When you find yourself doubting if your trade plan will work, put it up to the test in real market conditions to see if you need to make any improvements. If you haven’t settled on a currency pair to apply the trade plan to yet, you can run tests on various currency pairs and see which one the plan works best with. When you’ve identified this, you can feel more assured that the plan can be able to generate decent profits.
If you’re not very confident with your trade plan yet, you can also scale down your risk while you are starting out. If you normally risk 1% on a single trade, you can cut it in half first before risking the full amount when you’ve built enough confidence.
Encountering a few losses through your trade plan might lead you to doubt its effectiveness. Instead of letting this doubt stay in your head, delve into the details of why the trade turned out to be a loss.

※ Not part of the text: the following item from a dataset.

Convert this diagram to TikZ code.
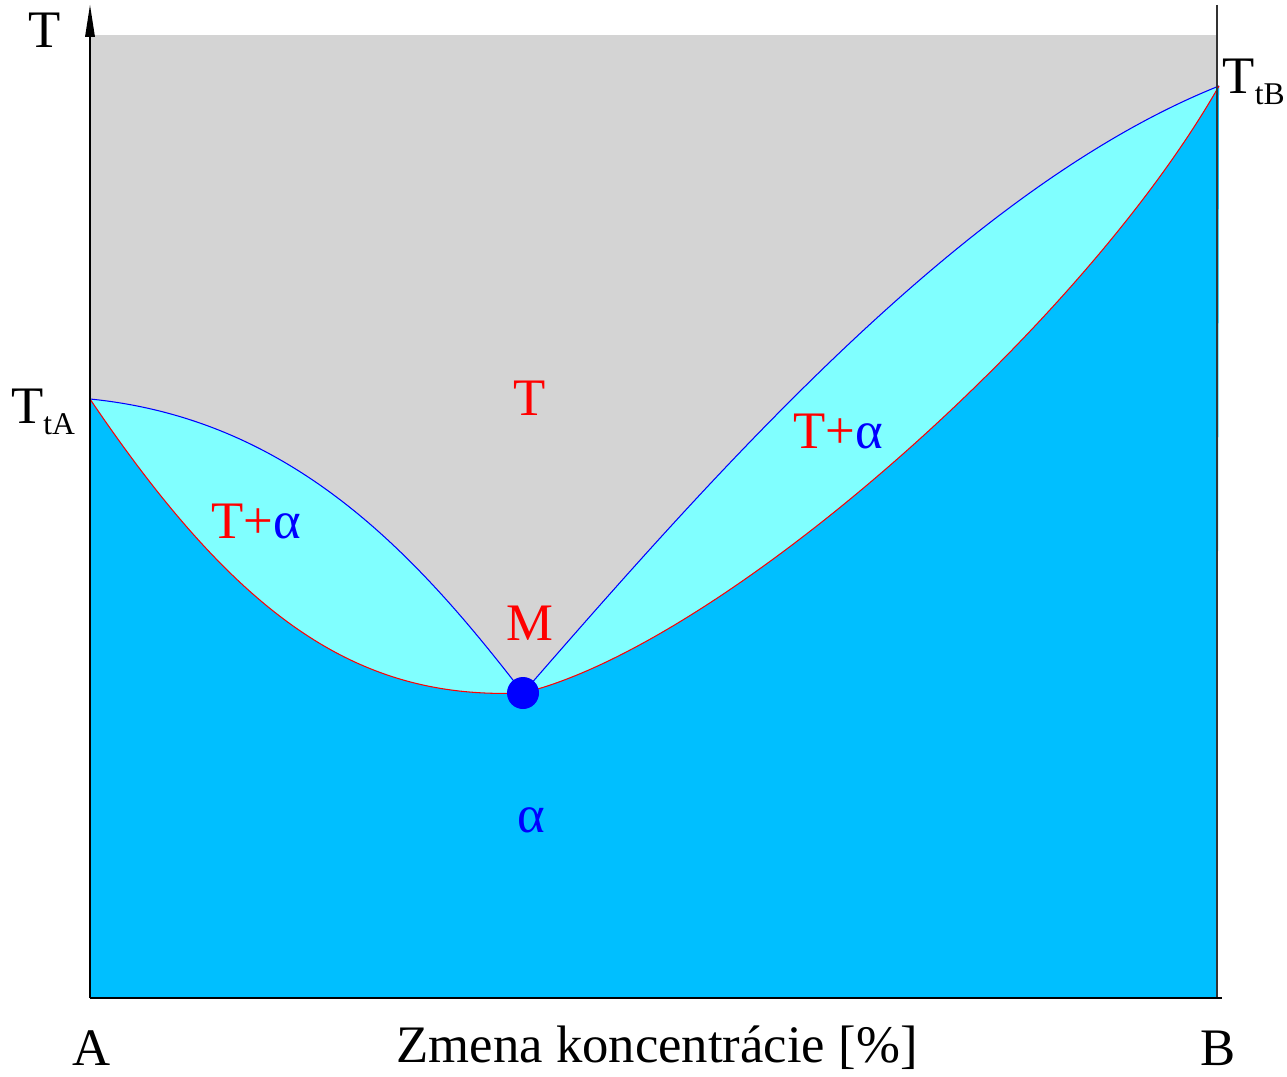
\documentclass[tikz,border=0pt]{standalone}
\usepackage{fontspec}
\setmainfont{LiberationSerif}[Extension=.ttf,UprightFont=*-Regular,BoldFont=*-Bold,ItalicFont=*-Italic]
\usetikzlibrary{arrows.meta}
\definecolor{phgray}{RGB}{212,212,212}
\definecolor{phlight}{RGB}{128,255,255}
\definecolor{phdeep}{RGB}{0,191,255}
\definecolor{phblue}{RGB}{0,0,255}
\definecolor{phred}{RGB}{255,0,0}
\newcommand\phsub[1]{\raisebox{-6pt}{\fontsize{18}{20}\selectfont #1}}
\begin{document}
\begin{tikzpicture}[x=0.02cm,y=-0.02cm,
  phlabel/.style={font=\fontsize{30}{36}\selectfont,inner sep=0pt},
  phliq/.style={phblue,line width=0.6pt},
  phsol/.style={phred,line width=0.6pt},
  phaxis/.style={black,line width=1pt}
]
  \useasboundingbox (0,0) rectangle (1287,1077);

  % Key points
  \coordinate (TtA) at (90,399);
  \coordinate (TtB) at (1219,86);
  \coordinate (M) at (523,693);
  \coordinate (BL) at (90,998);
  \coordinate (BR) at (1217,998);
  \coordinate (Ttop) at (90,5);

  % Melt region
  \fill[phgray] (90,35) rectangle (BR);

  % Two-phase region (below liquidus)
  \fill[phlight] (TtA) .. controls (290,419) and (413,550) .. (M)
    .. controls (723,463) and (969,186) .. (TtB) -- (BR) -- (BL) -- cycle;

  % Solid region (below solidus)
  \fill[phdeep] (TtA) .. controls (240,621) and (360,700) .. (M)
    .. controls (720,645) and (1080,330) .. (TtB) -- (BR) -- (BL) -- cycle;

  % Liquidus and solidus
  \draw[phliq] (TtA) .. controls (290,419) and (413,550) .. (M)
    .. controls (723,463) and (969,186) .. (TtB);
  \draw[phsol] (TtA) .. controls (240,621) and (360,700) .. (M)
    .. controls (720,645) and (1080,330) .. (TtB);

  % Axes
  \draw[phaxis] (BL) -- (90,36);
  \fill[black] (Ttop) -- (95,37) -- (85,37) -- cycle;
  \draw[black!80,line width=0.6pt] (1217,5) -- (BR);
  \draw[phaxis] (BL) -- (1222,998);

  % Eutectic-like point
  \fill[phblue] (M) circle (16);

  % Labels
  \node[phlabel] (lT) at (45,30) {T};
  \node[phlabel] (lTtA) at (43,412) {T\phsub{tA}};
  \node[phlabel,anchor=east] (lTtB) at (1285,82) {T\phsub{tB}};
  \node[phlabel,text=phred] (lmelt) at (530,398) {T};
  \node[phlabel] (lmixA) at (256,521) {\textcolor{phred}{T+}\textcolor{phblue}{α}};
  \node[phlabel] (lmixB) at (838,432) {\textcolor{phred}{T+}\textcolor{phblue}{α}};
  \node[phlabel,text=phred] (lM) at (530,623) {M};
  \node[phlabel,text=phblue] (lsol) at (531,820) {α};
  \node[phlabel] (lA) at (92,1048) {A};
  \node[phlabel] (lB) at (1218,1048) {B};
  \node[phlabel] (lx) at (657,1048) {Zmena koncentrácie [\%]};
\end{tikzpicture}
\end{document}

If it was a result of unforeseen market conditions, then you should remind yourself that you should let the law of averages work in your favor and that your system aims to garner consistent profits in the long run.
If you follow your trade plan sometimes and don’t follow it during other instances, you could have a tough time monitoring your trade performance and gauging if the system is profitable or not. Your decision-making will be haphazard and will lack a framework that can guide you in understanding and taking advantage of forex market moves.
Of course there may be times when you panic and suddenly abandon your trade plan when the market has a surprise up its sleeve. When this happens in a few instances only, you shouldn’t take it too hard on yourself. We are human and we’re liable to make a few mistakes here and there. When you find this happening very often though, you should remind yourself that discipline is key to consistency and that you might need to make a few steps to work on your mindset.
Just as professional athletes go through training drills in order to get better, you should also maintain this kind of discipline in working to improve as a forex trader. Even if repeating certain processes may seem boring at times, remind yourself that this is an investment in building your trade discipline and expertise.